The President of the Ghana Hotels Association (GHA), Dr. Edward Achah-Nyameke Jnr., has hinted that hotel rates are likely to go up due to the country’s difficult economic conditions such as inflation and high lending rates, which have increased cost of borrowing
The upward review of hotel rates, according to him, is critical to continued survival of an industry that has suffered tremendously from the global health crisis brought on by the COVID-19 pandemic.
“If we want to stay in business, it means that customers will have to fund part of our operational cost. That’s basic business.
“So, we try as much as possible to stay within the comfortable profit margins; because without those profits we will be out of business…it’s not really a matter of making life uncomfortable for our guests, it’s a matter of using basic business principles to ensure we stay in business,” he told the Business and Financial Times on the sidelines of Airport View Hotel’s 20th-anniversary celebration.

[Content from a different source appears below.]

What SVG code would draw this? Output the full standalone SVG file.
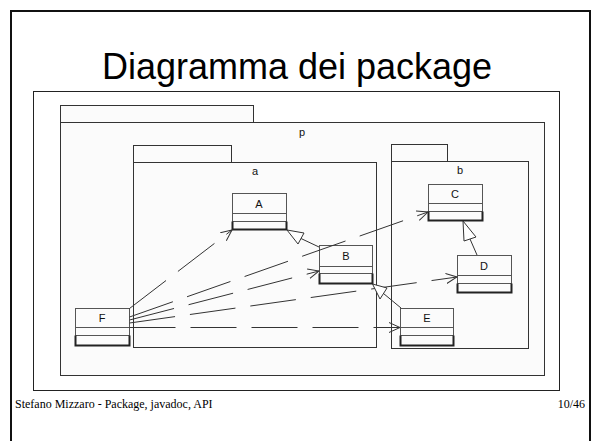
<svg xmlns="http://www.w3.org/2000/svg" width="594" height="441" viewBox="0 0 594 441">
<defs>
<style>
.pkg{fill:#fbfbfb;stroke:#333;stroke-width:1}
.cls{fill:#fbfbfb;stroke:#555;stroke-width:1}
.bot{stroke:#222;stroke-width:2;fill:none}
.div{stroke:#555;stroke-width:1}
.lbl{font-family:"Liberation Sans",Arial,sans-serif;font-size:11px;fill:#111;text-anchor:middle}
.dep{stroke:#333;stroke-width:1;fill:none;stroke-dasharray:46 15}
.gen{stroke:#333;stroke-width:1;fill:none}
.tri{fill:#fff;stroke:#333;stroke-width:1}
</style>
<marker id="open" viewBox="0 0 12 12" refX="11" refY="6" markerWidth="12" markerHeight="12" markerUnits="userSpaceOnUse" orient="auto">
<path d="M0,1 L11,6 L0,11" fill="none" stroke="#333" stroke-width="1"/>
</marker>
</defs>
<rect x="0" y="0" width="594" height="441" fill="#fff"/>
<rect x="11" y="11" width="579" height="440" fill="none" stroke="#111" stroke-width="2"/>
<text x="297" y="79" font-family="'Liberation Sans',Arial,sans-serif" font-size="36" text-anchor="middle" fill="#000">Diagramma dei package</text>
<rect x="33.5" y="91.5" width="526" height="299" fill="#fff" stroke="#222" stroke-width="1"/>
<g id="p">
<rect class="pkg" x="60.5" y="105.5" width="193" height="17"/>
<rect class="pkg" x="60.5" y="122.5" width="484" height="253"/>
<text class="lbl" x="302" y="136">p</text>
</g>
<g id="a">
<rect class="pkg" x="133.5" y="145.5" width="98" height="17"/>
<rect class="pkg" x="133.5" y="162.5" width="243" height="185"/>
<text class="lbl" x="255" y="175">a</text>
</g>
<g id="b">
<rect class="pkg" x="391.5" y="144.5" width="56" height="17"/>
<rect class="pkg" x="391.5" y="161.5" width="137" height="187"/>
<text class="lbl" x="460" y="174">b</text>
</g>
<g id="A">
<rect class="cls" x="232.5" y="193.5" width="54" height="36"/>
<line class="div" x1="232.5" y1="213.5" x2="286.5" y2="213.5"/>
<line class="div" x1="232.5" y1="221.5" x2="286.5" y2="221.5"/>
<path class="bot" d="M232.5,221.5 V229.5 H286.5 V221.5"/>
<text class="lbl" x="259" y="208">A</text>
</g>
<g id="C">
<rect class="cls" x="428.5" y="184.5" width="54" height="36"/>
<line class="div" x1="428.5" y1="203.5" x2="482.5" y2="203.5"/>
<line class="div" x1="428.5" y1="211.5" x2="482.5" y2="211.5"/>
<path class="bot" d="M428.5,211.5 V220.5 H482.5 V211.5"/>
<text class="lbl" x="455" y="198">C</text>
</g>
<g id="B">
<rect class="cls" x="319.5" y="245.5" width="53" height="38"/>
<line class="div" x1="319.5" y1="266.5" x2="372.5" y2="266.5"/>
<line class="div" x1="319.5" y1="273.5" x2="372.5" y2="273.5"/>
<path class="bot" d="M319.5,273.5 V283.5 H372.5 V273.5"/>
<text class="lbl" x="346" y="260">B</text>
</g>
<g id="D">
<rect class="cls" x="457.5" y="255.5" width="54" height="37"/>
<line class="div" x1="457.5" y1="275.5" x2="511.5" y2="275.5"/>
<line class="div" x1="457.5" y1="283.5" x2="511.5" y2="283.5"/>
<path class="bot" d="M457.5,283.5 V292.5 H511.5 V283.5"/>
<text class="lbl" x="484" y="270">D</text>
</g>
<g id="E">
<rect class="cls" x="400.5" y="308.5" width="53" height="37"/>
<line class="div" x1="400.5" y1="327.5" x2="453.5" y2="327.5"/>
<line class="div" x1="400.5" y1="335.5" x2="453.5" y2="335.5"/>
<path class="bot" d="M400.5,335.5 V345.5 H453.5 V335.5"/>
<text class="lbl" x="427" y="322">E</text>
</g>
<g id="F">
<rect class="cls" x="75.5" y="308.5" width="54" height="37"/>
<line class="div" x1="75.5" y1="327.5" x2="129.5" y2="327.5"/>
<line class="div" x1="75.5" y1="335.5" x2="129.5" y2="335.5"/>
<path class="bot" d="M75.5,335.5 V345.5 H129.5 V335.5"/>
<text class="lbl" x="102" y="322">F</text>
</g>
<g id="connectors">
<line class="dep" x1="129.5" y1="308.5" x2="232" y2="230" marker-end="url(#open)"/>
<line class="dep" x1="129.5" y1="317" x2="428" y2="212" marker-end="url(#open)"/>
<line class="dep" x1="129.5" y1="320" x2="319" y2="271" marker-end="url(#open)"/>
<line class="dep" x1="129.5" y1="323" x2="457" y2="277" marker-end="url(#open)"/>
<line class="dep" x1="129.5" y1="327.5" x2="400" y2="327.5" marker-end="url(#open)"/>
<line class="gen" x1="319" y1="247" x2="301" y2="238.5"/>
<polygon class="tri" points="287,230 304,233 298,244"/>
<line class="gen" x1="401" y1="308" x2="383.5" y2="293.5"/>
<polygon class="tri" points="372.5,284 387,288 380,299"/>
<line class="gen" x1="477" y1="255" x2="470" y2="239"/>
<polygon class="tri" points="463,221 476,237 464,241"/>
</g>
<text x="15" y="408" font-family="'Liberation Serif','Times New Roman',serif" font-size="12" fill="#000">Stefano Mizzaro - Package, javadoc, API</text>
<text x="585" y="408" font-family="'Liberation Serif','Times New Roman',serif" font-size="12" fill="#000" text-anchor="end">10/46</text>
</svg>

Dr. Achah-Nyameke Jnr said to build resilience against the impacts of these factors, a range of trends including digitalisation, demand for increased quality of customer service, and related skills development are expected to drive the change.
The central bank last month announced the highest-ever policy rate hike in memorable history, aimed at slowing down inflation – which is creating a crisis for the country’s already struggling economy.
The BoG increased its main lending rate by 250 basis points to 17 percent, signalling an aggressive stance against the rising price of goods, plus a fast-depreciating currency that has dented investor confidence in the country.
The tourism and hospitality sector is a major driver of the Ghanaian economy. Projections for tourist receipts in the National Tourism Development Plan (2013 – 2027) show a rise from US$1.5billion in 2017 to US$2.5billion in 2022 and US$4.3bn in 2027.
The gross contribution of foreign exchange to GDP is also expected to rise from 5 percent in 2017 to 5.2 percent in 2022, and reach 5.7 percent by 2027 (ILO, 2020).
However, the COVID-19 pandemic exposed the sector to a range of external factors which have had adverse impacts on it.
The Ministry of Tourism, Arts and Culture (MoTAC) is already projecting a revenue of US$2.3billion for this year through local and international visitor arrivals.
The ministry indicated the target revenue is possible as it is anticipating one million international tourists this year, and 800,000 domestic visitor-turnouts to various attractions in 2022.
Tourism Minister Dr. Ibrahim Mohammed Awal, who earlier spoke to the Business and Financial Times, said the target is achievable as the country was able to make close to US$2billion revenue from the sector in 2021, despite it being the height of COVID-19.
“As part of its plans, the sector is making strides in creating about 150,000 jobs out of tourism and cultural activities this year,” he said.
Despite the ongoing global financial crisis and subsiding of COVID-19, the United Nations World Tourism Organisation (UNWTO) in its 2022 preliminary travel confidence report has said the recent rise in Omicron variant will temporarily disrupt travel recovery and affect confidence through early 2022.